# What you should do:
Write the data below out exactly as it stands. Do not include the pictures.

** start of Provided material **

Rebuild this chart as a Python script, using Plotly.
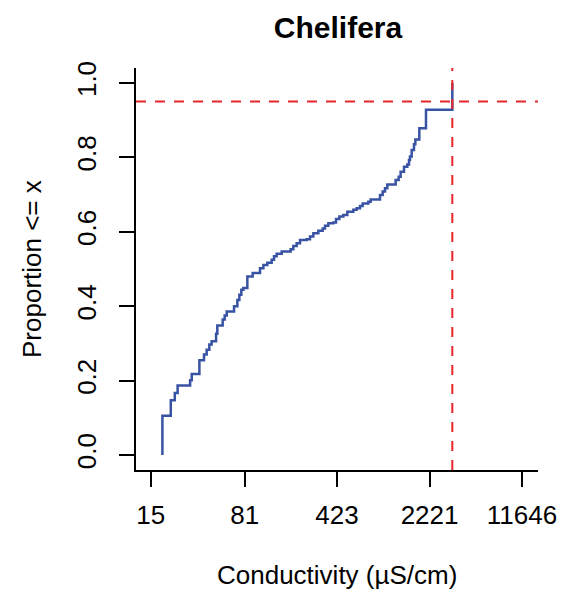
import plotly.graph_objects as go

# ECDF step points
conductivity = [18.5, 21.5, 23.1, 24.3, 30.4, 31.3, 35.9, 39.0, 40.9, 42.9,
                44.7, 48.4, 49.5, 54.5, 56.5, 58.6, 66.8, 70.9, 73.5, 76.1,
                78.9, 84.8, 93.3, 106.4, 113.0, 121.3, 131.1, 136.8, 143.4, 156.9,
                184.3, 193.3, 205.2, 217.9, 245.5, 260.6, 276.7, 302.6, 327.0, 341.0,
                362.0, 396.0, 415.4, 441.0, 473.6, 508.9, 566.7, 601.5, 638.5, 669.8,
                741.3, 773.0, 913.9, 958.5, 999.4, 1042, 1210, 1277, 1323, 1405,
                1491, 1537, 1564, 1612, 1680, 1722, 1849, 2084, 3340]
proportion = [0.106, 0.1475, 0.167, 0.187, 0.201, 0.218, 0.255, 0.270, 0.283, 0.297,
              0.306, 0.326, 0.348, 0.364, 0.375, 0.386, 0.400, 0.417, 0.431, 0.444,
              0.449, 0.480, 0.489, 0.502, 0.511, 0.517, 0.525, 0.534, 0.541, 0.547,
              0.553, 0.562, 0.569, 0.578, 0.580, 0.587, 0.596, 0.603, 0.609, 0.616,
              0.623, 0.625, 0.634, 0.641, 0.645, 0.654, 0.659, 0.663, 0.669, 0.676,
              0.681, 0.687, 0.699, 0.708, 0.717, 0.727, 0.739, 0.748, 0.761, 0.775,
              0.781, 0.793, 0.802, 0.820, 0.835, 0.848, 0.878, 0.928, 1.000]

x_ticks = [15, 81, 423, 2221, 11646]
x_tick_labels = ["15", "81", "423", "2221", "11646"]
y_ticks = [0.0, 0.2, 0.4, 0.6, 0.8, 1.0]
y_tick_labels = ["0.0", "0.2", "0.4", "0.6", "0.8", "1.0"]

threshold_prop = 0.95
threshold_cond = 3340

xs = [conductivity[0]] + conductivity
ys = [0.0] + proportion

FONT = "Liberation Sans, Arial, sans-serif"
RED = "#E8262A"
OFF = 8  # page body margin
W, H = 580 - OFF, 591 - OFF
L, R, T, B = 136 - OFF, 42, 68 - OFF, 121
pw, ph = W - L - R, H - T - B


def px_x(page_x):
    return (page_x - OFF - L) / pw


def px_y(page_y):
    return (H - B - (page_y - OFF)) / ph


fig = go.Figure()
fig.add_trace(go.Scatter(x=xs, y=ys, mode="lines", line=dict(shape="hv", color="#3953A4", width=2.5),
                         showlegend=False, hoverinfo="skip"))

fig.add_shape(type="line", xref="paper", yref="y", x0=0, x1=1, y0=threshold_prop, y1=threshold_prop,
              line=dict(color=RED, width=2, dash="10px,9px"))
fig.add_shape(type="line", xref="x", yref="paper", x0=threshold_cond, x1=threshold_cond, y0=0, y1=1,
              line=dict(color=RED, width=2, dash="10px,9px"))

fig.add_annotation(text="Conductivity (µS/cm)", xref="paper", yref="paper",
                   x=px_x(337), y=px_y(575), xanchor="center", yanchor="middle",
                   showarrow=False, font=dict(size=26, family=FONT, color="black"))
fig.add_annotation(text="Proportion <= x", xref="paper", yref="paper", textangle=-90,
                   x=px_x(32), y=px_y(269), xanchor="center", yanchor="middle",
                   showarrow=False, font=dict(size=26, family=FONT, color="black"))

fig.update_layout(
    width=W, height=H,
    margin=dict(l=L, r=R, t=T, b=B, autoexpand=False),
    paper_bgcolor="white", plot_bgcolor="white",
    font=dict(family=FONT, size=26, color="black"),
    title=dict(text="<b>Chelifera</b>", x=(338 - OFF) / W, xanchor="center", y=1 - (27 - OFF) / H,
               yanchor="middle", font=dict(size=30, family=FONT)),
    xaxis=dict(type="log", range=[1.0617, 4.1907], tickvals=x_ticks, ticktext=x_tick_labels,
               showgrid=False, zeroline=False, showline=True, linecolor="black", linewidth=2,
               ticks="outside", ticklen=15, tickwidth=2, tickcolor="black", automargin=False,
               ticklabelstandoff=6, tickfont=dict(size=26)),
    yaxis=dict(range=[-0.04, 1.04], tickvals=y_ticks, ticktext=y_tick_labels, tickangle=-90,
               showgrid=False, zeroline=False, showline=True, linecolor="black", linewidth=2,
               ticks="outside", ticklen=15, tickwidth=2, tickcolor="black", automargin=False,
               ticklabelstandoff=13, tickfont=dict(size=26)),
)

fig.write_html("out.html")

** end of Provided material **

# Answer to the task:
Rebuild this chart as a Python script, using Plotly.
import plotly.graph_objects as go

# ECDF step points
conductivity = [18.5, 21.5, 23.1, 24.3, 30.4, 31.3, 35.9, 39.0, 40.9, 42.9,
                44.7, 48.4, 49.5, 54.5, 56.5, 58.6, 66.8, 70.9, 73.5, 76.1,
                78.9, 84.8, 93.3, 106.4, 113.0, 121.3, 131.1, 136.8, 143.4, 156.9,
                184.3, 193.3, 205.2, 217.9, 245.5, 260.6, 276.7, 302.6, 327.0, 341.0,
                362.0, 396.0, 415.4, 441.0, 473.6, 508.9, 566.7, 601.5, 638.5, 669.8,
                741.3, 773.0, 913.9, 958.5, 999.4, 1042, 1210, 1277, 1323, 1405,
                1491, 1537, 1564, 1612, 1680, 1722, 1849, 2084, 3340]
proportion = [0.106, 0.1475, 0.167, 0.187, 0.201, 0.218, 0.255, 0.270, 0.283, 0.297,
              0.306, 0.326, 0.348, 0.364, 0.375, 0.386, 0.400, 0.417, 0.431, 0.444,
              0.449, 0.480, 0.489, 0.502, 0.511, 0.517, 0.525, 0.534, 0.541, 0.547,
              0.553, 0.562, 0.569, 0.578, 0.580, 0.587, 0.596, 0.603, 0.609, 0.616,
              0.623, 0.625, 0.634, 0.641, 0.645, 0.654, 0.659, 0.663, 0.669, 0.676,
              0.681, 0.687, 0.699, 0.708, 0.717, 0.727, 0.739, 0.748, 0.761, 0.775,
              0.781, 0.793, 0.802, 0.820, 0.835, 0.848, 0.878, 0.928, 1.000]

x_ticks = [15, 81, 423, 2221, 11646]
x_tick_labels = ["15", "81", "423", "2221", "11646"]
y_ticks = [0.0, 0.2, 0.4, 0.6, 0.8, 1.0]
y_tick_labels = ["0.0", "0.2", "0.4", "0.6", "0.8", "1.0"]

threshold_prop = 0.95
threshold_cond = 3340

xs = [conductivity[0]] + conductivity
ys = [0.0] + proportion

FONT = "Liberation Sans, Arial, sans-serif"
RED = "#E8262A"
OFF = 8  # page body margin
W, H = 580 - OFF, 591 - OFF
L, R, T, B = 136 - OFF, 42, 68 - OFF, 121
pw, ph = W - L - R, H - T - B


def px_x(page_x):
    return (page_x - OFF - L) / pw


def px_y(page_y):
    return (H - B - (page_y - OFF)) / ph


fig = go.Figure()
fig.add_trace(go.Scatter(x=xs, y=ys, mode="lines", line=dict(shape="hv", color="#3953A4", width=2.5),
                         showlegend=False, hoverinfo="skip"))

fig.add_shape(type="line", xref="paper", yref="y", x0=0, x1=1, y0=threshold_prop, y1=threshold_prop,
              line=dict(color=RED, width=2, dash="10px,9px"))
fig.add_shape(type="line", xref="x", yref="paper", x0=threshold_cond, x1=threshold_cond, y0=0, y1=1,
              line=dict(color=RED, width=2, dash="10px,9px"))

fig.add_annotation(text="Conductivity (µS/cm)", xref="paper", yref="paper",
                   x=px_x(337), y=px_y(575), xanchor="center", yanchor="middle",
                   showarrow=False, font=dict(size=26, family=FONT, color="black"))
fig.add_annotation(text="Proportion <= x", xref="paper", yref="paper", textangle=-90,
                   x=px_x(32), y=px_y(269), xanchor="center", yanchor="middle",
                   showarrow=False, font=dict(size=26, family=FONT, color="black"))

fig.update_layout(
    width=W, height=H,
    margin=dict(l=L, r=R, t=T, b=B, autoexpand=False),
    paper_bgcolor="white", plot_bgcolor="white",
    font=dict(family=FONT, size=26, color="black"),
    title=dict(text="<b>Chelifera</b>", x=(338 - OFF) / W, xanchor="center", y=1 - (27 - OFF) / H,
               yanchor="middle", font=dict(size=30, family=FONT)),
    xaxis=dict(type="log", range=[1.0617, 4.1907], tickvals=x_ticks, ticktext=x_tick_labels,
               showgrid=False, zeroline=False, showline=True, linecolor="black", linewidth=2,
               ticks="outside", ticklen=15, tickwidth=2, tickcolor="black", automargin=False,
               ticklabelstandoff=6, tickfont=dict(size=26)),
    yaxis=dict(range=[-0.04, 1.04], tickvals=y_ticks, ticktext=y_tick_labels, tickangle=-90,
               showgrid=False, zeroline=False, showline=True, linecolor="black", linewidth=2,
               ticks="outside", ticklen=15, tickwidth=2, tickcolor="black", automargin=False,
               ticklabelstandoff=13, tickfont=dict(size=26)),
)

fig.write_html("out.html")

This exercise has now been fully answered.